Grub (search engine)

From Wikipedia, the free encyclopedia

Grub was the name for a search engine acquired by LookSmart based on distributed computing. According to grub.looksmart.com, the Grub crawling project is no longer operational.

Users could download the grubclient software and let it run during computer idle time. The client indexed URLs and sent them back to the main grub server in a highly compressed form. The collective cache could then be searched on the Grub website. Grub was able to quickly build a large cache by asking thousands of clients to cache a small portion of the web each.
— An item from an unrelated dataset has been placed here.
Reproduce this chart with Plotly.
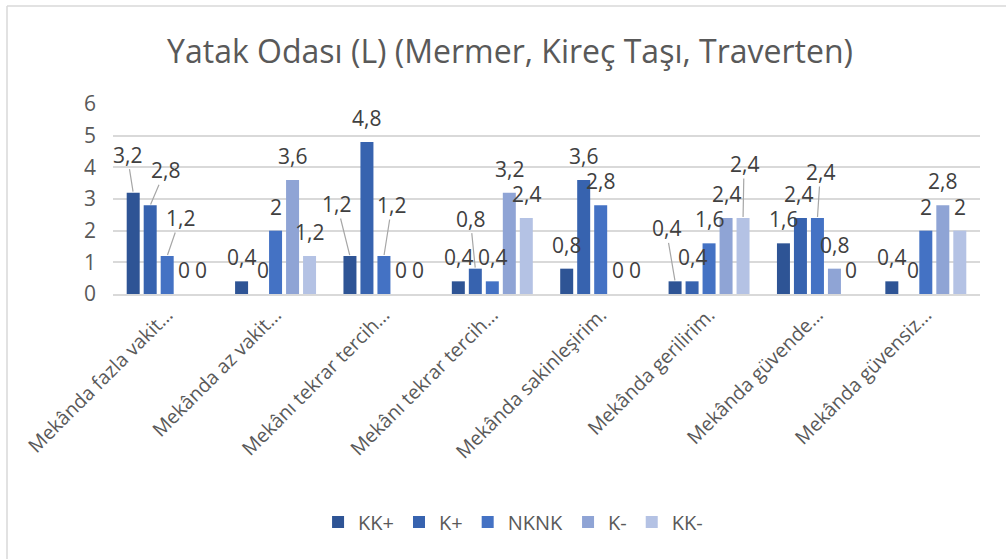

Though many believed in Grub's distributed computing system, the search engine had its share of opponents. Many stated that a large cache is not the strength of a good search engine, rather, that it is the ability to deliver accurate, precise results to users. Loyal fans of Google stated that they enjoy that search engine for its targeted results and would not switch to Grub unless its search technology were superior to Google's. Quite a few webmasters were opposed to Grub for its apparent ignorance of sites' robots.txt files. These files can prevent robots from caching certain areas. Because Grub, as its developers claimed, also caches robots.txt, changes to the file may not be detected. Webmasters counter that Grub does not understand long-lasting robots.txt files blocking access to all crawlers. According to Wikipedia's own webmasters, the /w/ directory, which stores the scripts for page-editing, etc. and is blocked to robots by robots.txt, was cached by Grub but no other search engine. Wikipedia's webmasters also complained that Grub's distributed architecture created server overload by keeping open a large number of TCP connections — the effects of this were essentially the same as a typical distributed denial of service attack.